**PROBLEM DETAILS:** Write out the material again exactly, please, and omit the pictures.

**RECORDED DATA:**
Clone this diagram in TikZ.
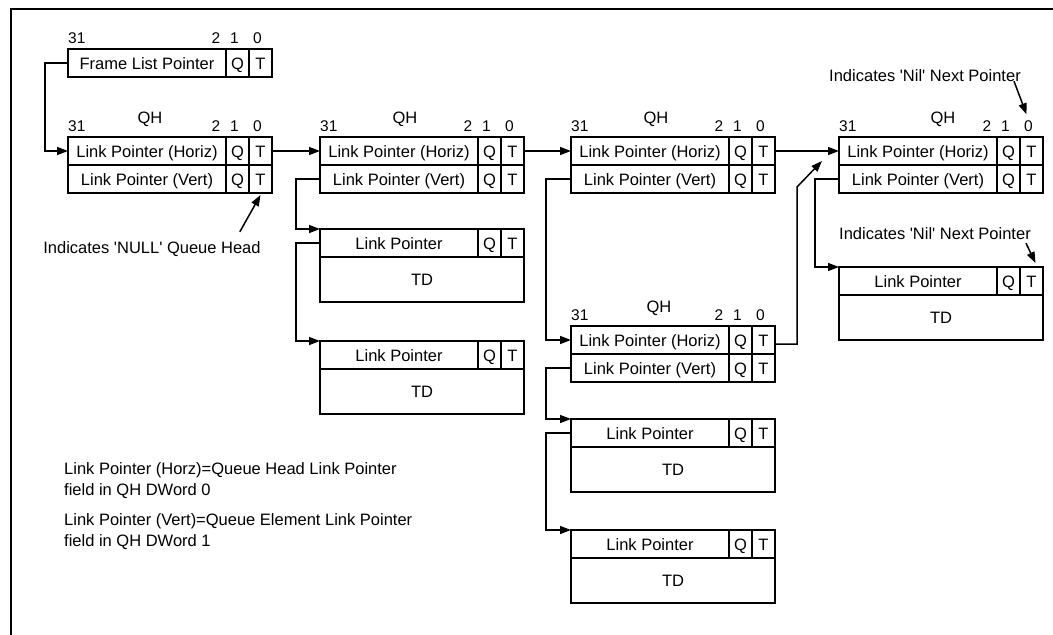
\documentclass[tikz,border=0pt]{standalone}
\usepackage{fontspec}
\setmainfont{Liberation Sans}
\usetikzlibrary{arrows.meta,calc}
\tikzset{
  cell/.style={draw, line width=1.5pt, anchor=north west, inner sep=0pt, outer sep=0pt, text height=12pt, text depth=0pt},
  txt/.style={inner sep=0pt, text height=12pt, text depth=0pt},
  digit/.style={inner sep=0pt, font=\fontsize{15.5}{18}\selectfont, text height=11pt, text depth=0pt},
  conn/.style={line width=1.5pt, -{Triangle[length=11pt,width=8pt]}},
  frame/.style={line width=2.2pt},
}
\newcommand{\fieldrow}[4]{%
  \node[cell, minimum width=158pt, minimum height=#4] (#1) at (#2) {#3};
  \node[cell, minimum width=23pt, minimum height=#4] (#1q) at (#1.north east) {Q};
  \node[cell, minimum width=23pt, minimum height=#4] (#1t) at (#1q.north east) {T};
}
\newcommand{\bitlabels}[1]{%
  \node[digit, anchor=west] (#1b31) at ([yshift=11pt]#1.north west) {31};
  \node[digit] (#1b2) at ([xshift=-10pt,yshift=11pt]#1.north east) {2};
  \node[digit] (#1b1) at ([xshift=-3pt,yshift=11pt]#1q.north) {1};
  \node[digit] (#1b0) at ([xshift=-3pt,yshift=11pt]#1t.north) {0};
}
\newcommand{\qhbox}[3]{%
  \fieldrow{#1h}{#2}{Link Pointer (Horiz)}{28pt}
  \fieldrow{#1v}{#1h.south west}{Link Pointer (Vert)}{28pt}
  \bitlabels{#1h}
  \node[txt] (#1qh) at ([xshift=#3,yshift=20pt]#1h.north west) {QH};
}
\newcommand{\tdbox}[2]{%
  \fieldrow{#1}{#2}{Link Pointer}{28pt}
  \node[cell, minimum width=204pt, minimum height=45pt] (#1d) at (#1.south west) {TD};
}
\newcommand{\sq}{\textquotesingle}
\begin{document}
\begin{tikzpicture}[x=1pt,y=-1pt,font=\fontsize{16.5}{19.8}\selectfont]
\useasboundingbox (0,0) rectangle (1053,635);
\draw[frame] (11,636) -- (11,9) -- (1054,9);

% Frame list pointer
\fieldrow{flp}{68,49}{Frame List Pointer}{28pt}
\bitlabels{flp}

% Queue heads
\qhbox{qh1}{68,137}{82pt}
\qhbox{qh2}{320,137}{85pt}
\qhbox{qh3}{571,137}{85pt}
\qhbox{qh4}{839,137}{104pt}
\qhbox{qh5}{571,326}{88pt}

% Transfer descriptors
\tdbox{td1}{320,229}
\tdbox{td2}{320,341}
\tdbox{td3}{571,419}
\tdbox{td4}{571,530}
\tdbox{td5}{839,267}

% Annotations
\node[txt] (nulltext) at (152,247) {Indicates \sq NULL\sq\ Queue Head};
\node[txt] (nil1) at (925,75) {Indicates \sq Nil\sq\ Next Pointer};
\node[txt] (nil2) at (935,233) {Indicates \sq Nil\sq\ Next Pointer};

\node[txt, anchor=west] (leg1) at (64,468) {Link Pointer (Horz)=Queue Head Link Pointer};
\node[txt, anchor=west] (leg2) at (64,489) {field in QH DWord 0};
\node[txt, anchor=west] (leg3) at (64,519) {Link Pointer (Vert)=Queue Element Link Pointer};
\node[txt, anchor=west] (leg4) at (64,540) {field in QH DWord 1};

% Connectors
\draw[conn] (flp.west) -- ++(-23,0) |- (qh1h.west);
\draw[conn] (qh1ht.east) -- (qh2h.west);
\draw[conn] (qh2ht.east) -- (qh3h.west);
\draw[conn] (qh3ht.east) -- (qh4h.west);
\draw[conn] (qh2v.west) -- ++(-24,0) |- (td1.north west);
\draw[conn] (td1.west) -- ++(-24,0) |- (td2.north west);
\draw[conn] (qh3v.west) -- ++(-25,0) |- (qh5h.west);
\draw[conn] (qh5v.west) -- ++(-25,0) |- (td3.north west);
\draw[conn] (td3.west) -- ++(-25,0) |- (td4.north west);
\draw[conn] (qh4v.west) -- ++(-24,0) |- (td5.north west);
\coordinate (bend) at (797,187);
\draw[conn] ([yshift=-4pt]qh5ht.east) -| (bend) -- ([xshift=-17pt,yshift=4pt]qh4h.south west);

\draw[conn] ([xshift=-21pt,yshift=9pt]nulltext.north east) -- ([yshift=-2pt]qh1vt.south);
\draw[conn] ([xshift=-7pt]nil1.south east) -- ([xshift=-2pt,yshift=6pt]qh4hb0.north);
\draw[conn] ([xshift=-5pt,yshift=-4pt]nil2.south east) -- ([xshift=4pt,yshift=4pt]td5t.north);
\end{tikzpicture}
\end{document}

**OUTPUT FOR THIS TASK:**
Clone this diagram in TikZ.
\documentclass[tikz,border=0pt]{standalone}
\usepackage{fontspec}
\setmainfont{Liberation Sans}
\usetikzlibrary{arrows.meta,calc}
\tikzset{
  cell/.style={draw, line width=1.5pt, anchor=north west, inner sep=0pt, outer sep=0pt, text height=12pt, text depth=0pt},
  txt/.style={inner sep=0pt, text height=12pt, text depth=0pt},
  digit/.style={inner sep=0pt, font=\fontsize{15.5}{18}\selectfont, text height=11pt, text depth=0pt},
  conn/.style={line width=1.5pt, -{Triangle[length=11pt,width=8pt]}},
  frame/.style={line width=2.2pt},
}
\newcommand{\fieldrow}[4]{%
  \node[cell, minimum width=158pt, minimum height=#4] (#1) at (#2) {#3};
  \node[cell, minimum width=23pt, minimum height=#4] (#1q) at (#1.north east) {Q};
  \node[cell, minimum width=23pt, minimum height=#4] (#1t) at (#1q.north east) {T};
}
\newcommand{\bitlabels}[1]{%
  \node[digit, anchor=west] (#1b31) at ([yshift=11pt]#1.north west) {31};
  \node[digit] (#1b2) at ([xshift=-10pt,yshift=11pt]#1.north east) {2};
  \node[digit] (#1b1) at ([xshift=-3pt,yshift=11pt]#1q.north) {1};
  \node[digit] (#1b0) at ([xshift=-3pt,yshift=11pt]#1t.north) {0};
}
\newcommand{\qhbox}[3]{%
  \fieldrow{#1h}{#2}{Link Pointer (Horiz)}{28pt}
  \fieldrow{#1v}{#1h.south west}{Link Pointer (Vert)}{28pt}
  \bitlabels{#1h}
  \node[txt] (#1qh) at ([xshift=#3,yshift=20pt]#1h.north west) {QH};
}
\newcommand{\tdbox}[2]{%
  \fieldrow{#1}{#2}{Link Pointer}{28pt}
  \node[cell, minimum width=204pt, minimum height=45pt] (#1d) at (#1.south west) {TD};
}
\newcommand{\sq}{\textquotesingle}
\begin{document}
\begin{tikzpicture}[x=1pt,y=-1pt,font=\fontsize{16.5}{19.8}\selectfont]
\useasboundingbox (0,0) rectangle (1053,635);
\draw[frame] (11,636) -- (11,9) -- (1054,9);

% Frame list pointer
\fieldrow{flp}{68,49}{Frame List Pointer}{28pt}
\bitlabels{flp}

% Queue heads
\qhbox{qh1}{68,137}{82pt}
\qhbox{qh2}{320,137}{85pt}
\qhbox{qh3}{571,137}{85pt}
\qhbox{qh4}{839,137}{104pt}
\qhbox{qh5}{571,326}{88pt}

% Transfer descriptors
\tdbox{td1}{320,229}
\tdbox{td2}{320,341}
\tdbox{td3}{571,419}
\tdbox{td4}{571,530}
\tdbox{td5}{839,267}

% Annotations
\node[txt] (nulltext) at (152,247) {Indicates \sq NULL\sq\ Queue Head};
\node[txt] (nil1) at (925,75) {Indicates \sq Nil\sq\ Next Pointer};
\node[txt] (nil2) at (935,233) {Indicates \sq Nil\sq\ Next Pointer};

\node[txt, anchor=west] (leg1) at (64,468) {Link Pointer (Horz)=Queue Head Link Pointer};
\node[txt, anchor=west] (leg2) at (64,489) {field in QH DWord 0};
\node[txt, anchor=west] (leg3) at (64,519) {Link Pointer (Vert)=Queue Element Link Pointer};
\node[txt, anchor=west] (leg4) at (64,540) {field in QH DWord 1};

% Connectors
\draw[conn] (flp.west) -- ++(-23,0) |- (qh1h.west);
\draw[conn] (qh1ht.east) -- (qh2h.west);
\draw[conn] (qh2ht.east) -- (qh3h.west);
\draw[conn] (qh3ht.east) -- (qh4h.west);
\draw[conn] (qh2v.west) -- ++(-24,0) |- (td1.north west);
\draw[conn] (td1.west) -- ++(-24,0) |- (td2.north west);
\draw[conn] (qh3v.west) -- ++(-25,0) |- (qh5h.west);
\draw[conn] (qh5v.west) -- ++(-25,0) |- (td3.north west);
\draw[conn] (td3.west) -- ++(-25,0) |- (td4.north west);
\draw[conn] (qh4v.west) -- ++(-24,0) |- (td5.north west);
\coordinate (bend) at (797,187);
\draw[conn] ([yshift=-4pt]qh5ht.east) -| (bend) -- ([xshift=-17pt,yshift=4pt]qh4h.south west);

\draw[conn] ([xshift=-21pt,yshift=9pt]nulltext.north east) -- ([yshift=-2pt]qh1vt.south);
\draw[conn] ([xshift=-7pt]nil1.south east) -- ([xshift=-2pt,yshift=6pt]qh4hb0.north);
\draw[conn] ([xshift=-5pt,yshift=-4pt]nil2.south east) -- ([xshift=4pt,yshift=4pt]td5t.north);
\end{tikzpicture}
\end{document}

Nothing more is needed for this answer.